Austrian professor who joined CERN's Theoretical Studies Division in 1957, and was elected Director-General in August 1961.
Victor Frederik Weisskopf (1908–2002, Austrian) was born in Austria in 1908. He first came to CERN as a guest professor in the Theoretical Studies Division in 1957, where he stayed for a year, conducting research on the 600 MeV Synchrocyclotron. He was a member of the directorate in charge of research in 1960 and succeeded John Adams as CERN Director-General in August 1961.

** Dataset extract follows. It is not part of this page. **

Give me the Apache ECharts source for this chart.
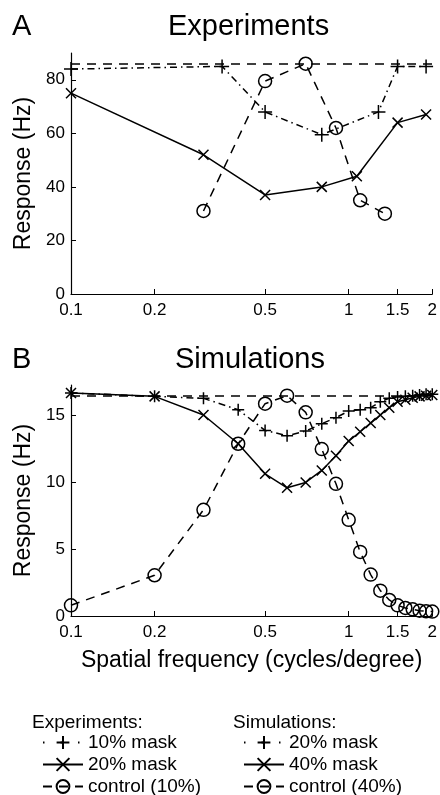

The world of physics – and CERN itself – were changing rapidly during Weisskopf's mandate. The first attempts at experiments using neutrino beams began in 1961. In 1965, Weisskopf's last year as Director-General, the CERN council accepted the proposal for the construction of the Intersecting Storage Rings (ISR). That same year, the French government agreed that CERN could lease the area of land adjoining the initial CERN laboratory in Switzerland for the construction of the ISR. This made CERN the first international organization to span a frontier.
Bernard Gregory succeeded Weisskopf in January 1966. From 1966–1977 Weisskopf was a member of the Scientific Policy Committee. He was also a member of the Pauli Committee. After his term of office, Weisskopf returned as a professor to Massachusetts Institute for Technology (MIT), but he returned regularly to CERN as guest lecturer in the Summer Students programme.